> Written problem: Copy out the data below as written; omit any images.

> Given material:

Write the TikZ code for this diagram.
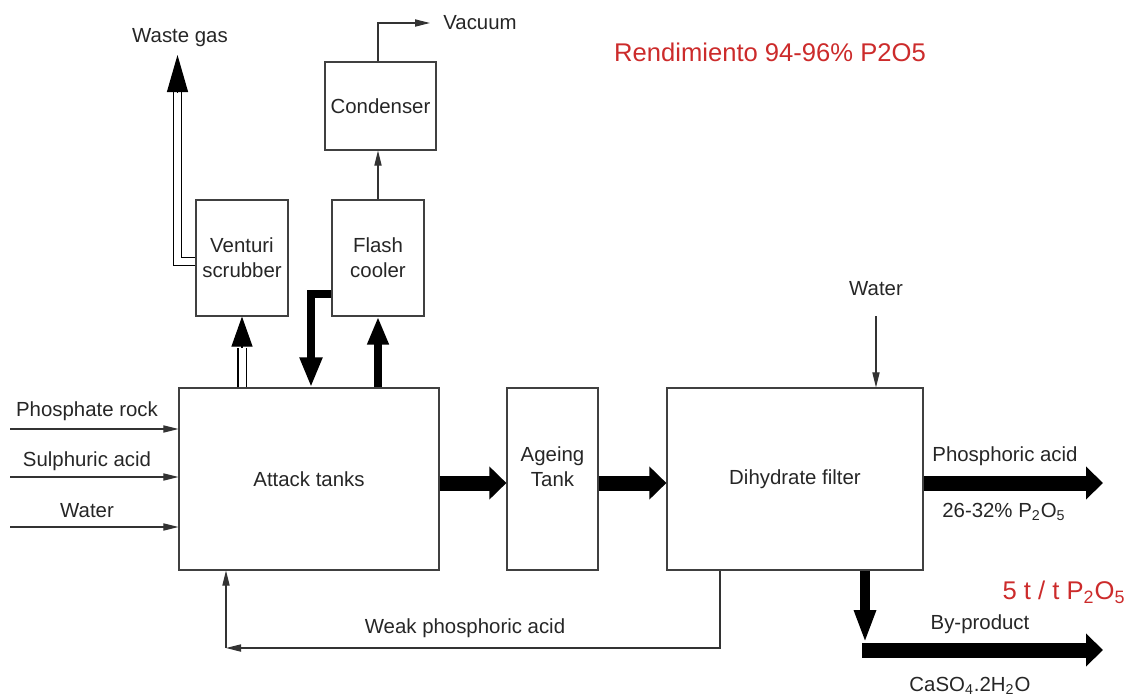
\documentclass[tikz,border=0pt]{standalone}
\usepackage{fontspec}
\setmainfont{Liberation Sans}
\usepackage{xcolor}
\usepackage{tikz}
\usetikzlibrary{arrows.meta}
\definecolor{yieldRed}{HTML}{CC2B2B}

\begin{document}
\begin{tikzpicture}[x=0.5pt, y=-0.5pt, font=\fontsize{10.2}{12.5}\selectfont, >=Stealth,
  unit/.style={draw=black!75, line width=0.6pt, align=center, inner sep=0pt, text=black!85},
  lbl/.style={inner sep=0pt, text=black!85},
  feed/.style={draw=black!80, line width=0.55pt, -{Triangle[length=7.5pt,width=3.6pt]}},
  bigflow/.style={line width=7.5pt, -{Triangle[length=8.5pt,width=16pt]}},
  midflow/.style={line width=4pt, line join=miter, -{Triangle[length=15pt,width=10.5pt]}},
  gasline/.style={draw=black, double=white, double distance=3.5pt, line width=0.55pt},
  gastip/.style={line width=0.55pt, -{Triangle[length=#1,width=10.5pt]}},
  gastip/.default=15pt,
  yield/.style={inner sep=0pt, text=yieldRed, font=\fontsize{12.8}{15}\selectfont}]
\useasboundingbox (0,0) rectangle (1126,697);

% ---------- process units ----------
\node[unit, minimum width=130pt, minimum height=91pt] (attack) at (309,479) {Attack tanks};
\node[unit, minimum width=45.5pt, minimum height=91pt] (ageing) at (552.5,479) {Ageing\\Tank\\\mbox{}};
\node[unit, minimum width=128pt, minimum height=91pt] (filter) at (795,479) {Dihydrate filter};
\node[unit, minimum width=46pt, minimum height=58pt] (venturi) at (242,258) {Venturi\\scrubber};
\node[unit, minimum width=46pt, minimum height=58pt] (flash) at (378,258) {Flash\\cooler};
\node[unit, minimum width=55.5pt, minimum height=44pt] (condenser) at (380.5,106) {Condenser};

% ---------- stream labels ----------
\node[lbl] (wastelbl) at (180,38) {Waste gas};
\node[lbl] (vaclbl) at (480,23) {Vacuum};
\node[yield] (yieldlbl) at (770,52) {Rendimiento 94-96\% P2O5};
\node[lbl] (filtwaterlbl) at (876,289) {Water};
\node[lbl] (rocklbl) at (87,411) {Phosphate rock};
\node[lbl] (sulphlbl) at (87,461) {Sulphuric acid};
\node[lbl] (waterlbl) at (87,511) {Water};
\node[lbl] (acidlbl) at (1005,456) {Phosphoric acid};
\node[lbl] (conclbl) at (1004,512) {26-32\% P\textsubscript{2}O\textsubscript{5}};
\node[yield] (ratiolbl) at (1064,592) {5 t / t P\textsubscript{2}O\textsubscript{5}};
\node[lbl] (bylbl) at (980,624) {By-product};
\node[lbl] (gypslbl) at (970,686) {CaSO\textsubscript{4}.2H\textsubscript{2}O};
\node[lbl] (weaklbl) at (465,628) {Weak phosphoric acid};

% free ends
\coordinate (rockin) at (10,429);
\coordinate (sulphin) at (10,477);
\coordinate (waterin) at (10,527);
\coordinate (wastebase) at (177.5,92);
\coordinate (wastetip) at (177.5,55);
\coordinate (scrubbase) at (242,348);
\coordinate (vactip) at (430,23);
\coordinate (filterwater) at (876,316);
\coordinate (acidout) at (1103,483);
\coordinate (gypdrop) at (865,643);
\coordinate (gypstart) at (862,650);
\coordinate (gypout) at (1103,650);
\coordinate (weakcorner) at (226,648);

% ---------- feeds ----------
\draw[feed] (rockin) -- (rockin -| attack.west);
\draw[feed] (sulphin) -- (sulphin -| attack.west);
\draw[feed] (waterin) -- (waterin -| attack.west);

% ---------- gas side ----------
\draw[gasline] ([yshift=-1.75pt]venturi.west) -| (wastebase);
\draw[gastip=18.5pt] (wastebase) -- (wastetip);
\draw[gasline] (scrubbase |- attack.north) -- (scrubbase);
\draw[gastip] (scrubbase) -- (scrubbase |- venturi.south);
\draw[midflow] ([yshift=-18pt]flash.west) -| ([xshift=1pt]attack.north);
\draw[midflow, line width=3.7pt, -{Triangle[length=14pt,width=10pt]}] (flash.south |- attack.north) -- (flash.south);
\draw[feed] (flash.north) -- (flash.north |- condenser.south);
\draw[feed] (condenser.north -| flash.north) |- (vactip);

% ---------- main line ----------
\draw[bigflow] ([yshift=-2pt]attack.east) -- ([yshift=-2pt]ageing.west);
\draw[bigflow] ([yshift=-2pt]ageing.east) -- ([yshift=-2pt]filter.west);
\draw[feed] (filterwater) -- (filterwater |- filter.north);
\draw[bigflow] ([yshift=-2pt]filter.east) -- (acidout);
\draw[line width=5pt, -{Triangle[length=16.5pt,width=10pt]}] (filter.south -| gypdrop) -- (gypdrop);
\draw[bigflow] (gypstart) -- (gypout);

% recycle
\draw[feed] ([xshift=-37.5pt]filter.south) |- (weakcorner);
\draw[feed] (weakcorner) -- (weakcorner |- attack.south);
\end{tikzpicture}
\end{document}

> Exercise solution:
Write the TikZ code for this diagram.
\documentclass[tikz,border=0pt]{standalone}
\usepackage{fontspec}
\setmainfont{Liberation Sans}
\usepackage{xcolor}
\usepackage{tikz}
\usetikzlibrary{arrows.meta}
\definecolor{yieldRed}{HTML}{CC2B2B}

\begin{document}
\begin{tikzpicture}[x=0.5pt, y=-0.5pt, font=\fontsize{10.2}{12.5}\selectfont, >=Stealth,
  unit/.style={draw=black!75, line width=0.6pt, align=center, inner sep=0pt, text=black!85},
  lbl/.style={inner sep=0pt, text=black!85},
  feed/.style={draw=black!80, line width=0.55pt, -{Triangle[length=7.5pt,width=3.6pt]}},
  bigflow/.style={line width=7.5pt, -{Triangle[length=8.5pt,width=16pt]}},
  midflow/.style={line width=4pt, line join=miter, -{Triangle[length=15pt,width=10.5pt]}},
  gasline/.style={draw=black, double=white, double distance=3.5pt, line width=0.55pt},
  gastip/.style={line width=0.55pt, -{Triangle[length=#1,width=10.5pt]}},
  gastip/.default=15pt,
  yield/.style={inner sep=0pt, text=yieldRed, font=\fontsize{12.8}{15}\selectfont}]
\useasboundingbox (0,0) rectangle (1126,697);

% ---------- process units ----------
\node[unit, minimum width=130pt, minimum height=91pt] (attack) at (309,479) {Attack tanks};
\node[unit, minimum width=45.5pt, minimum height=91pt] (ageing) at (552.5,479) {Ageing\\Tank\\\mbox{}};
\node[unit, minimum width=128pt, minimum height=91pt] (filter) at (795,479) {Dihydrate filter};
\node[unit, minimum width=46pt, minimum height=58pt] (venturi) at (242,258) {Venturi\\scrubber};
\node[unit, minimum width=46pt, minimum height=58pt] (flash) at (378,258) {Flash\\cooler};
\node[unit, minimum width=55.5pt, minimum height=44pt] (condenser) at (380.5,106) {Condenser};

% ---------- stream labels ----------
\node[lbl] (wastelbl) at (180,38) {Waste gas};
\node[lbl] (vaclbl) at (480,23) {Vacuum};
\node[yield] (yieldlbl) at (770,52) {Rendimiento 94-96\% P2O5};
\node[lbl] (filtwaterlbl) at (876,289) {Water};
\node[lbl] (rocklbl) at (87,411) {Phosphate rock};
\node[lbl] (sulphlbl) at (87,461) {Sulphuric acid};
\node[lbl] (waterlbl) at (87,511) {Water};
\node[lbl] (acidlbl) at (1005,456) {Phosphoric acid};
\node[lbl] (conclbl) at (1004,512) {26-32\% P\textsubscript{2}O\textsubscript{5}};
\node[yield] (ratiolbl) at (1064,592) {5 t / t P\textsubscript{2}O\textsubscript{5}};
\node[lbl] (bylbl) at (980,624) {By-product};
\node[lbl] (gypslbl) at (970,686) {CaSO\textsubscript{4}.2H\textsubscript{2}O};
\node[lbl] (weaklbl) at (465,628) {Weak phosphoric acid};

% free ends
\coordinate (rockin) at (10,429);
\coordinate (sulphin) at (10,477);
\coordinate (waterin) at (10,527);
\coordinate (wastebase) at (177.5,92);
\coordinate (wastetip) at (177.5,55);
\coordinate (scrubbase) at (242,348);
\coordinate (vactip) at (430,23);
\coordinate (filterwater) at (876,316);
\coordinate (acidout) at (1103,483);
\coordinate (gypdrop) at (865,643);
\coordinate (gypstart) at (862,650);
\coordinate (gypout) at (1103,650);
\coordinate (weakcorner) at (226,648);

% ---------- feeds ----------
\draw[feed] (rockin) -- (rockin -| attack.west);
\draw[feed] (sulphin) -- (sulphin -| attack.west);
\draw[feed] (waterin) -- (waterin -| attack.west);

% ---------- gas side ----------
\draw[gasline] ([yshift=-1.75pt]venturi.west) -| (wastebase);
\draw[gastip=18.5pt] (wastebase) -- (wastetip);
\draw[gasline] (scrubbase |- attack.north) -- (scrubbase);
\draw[gastip] (scrubbase) -- (scrubbase |- venturi.south);
\draw[midflow] ([yshift=-18pt]flash.west) -| ([xshift=1pt]attack.north);
\draw[midflow, line width=3.7pt, -{Triangle[length=14pt,width=10pt]}] (flash.south |- attack.north) -- (flash.south);
\draw[feed] (flash.north) -- (flash.north |- condenser.south);
\draw[feed] (condenser.north -| flash.north) |- (vactip);

% ---------- main line ----------
\draw[bigflow] ([yshift=-2pt]attack.east) -- ([yshift=-2pt]ageing.west);
\draw[bigflow] ([yshift=-2pt]ageing.east) -- ([yshift=-2pt]filter.west);
\draw[feed] (filterwater) -- (filterwater |- filter.north);
\draw[bigflow] ([yshift=-2pt]filter.east) -- (acidout);
\draw[line width=5pt, -{Triangle[length=16.5pt,width=10pt]}] (filter.south -| gypdrop) -- (gypdrop);
\draw[bigflow] (gypstart) -- (gypout);

% recycle
\draw[feed] ([xshift=-37.5pt]filter.south) |- (weakcorner);
\draw[feed] (weakcorner) -- (weakcorner |- attack.south);
\end{tikzpicture}
\end{document}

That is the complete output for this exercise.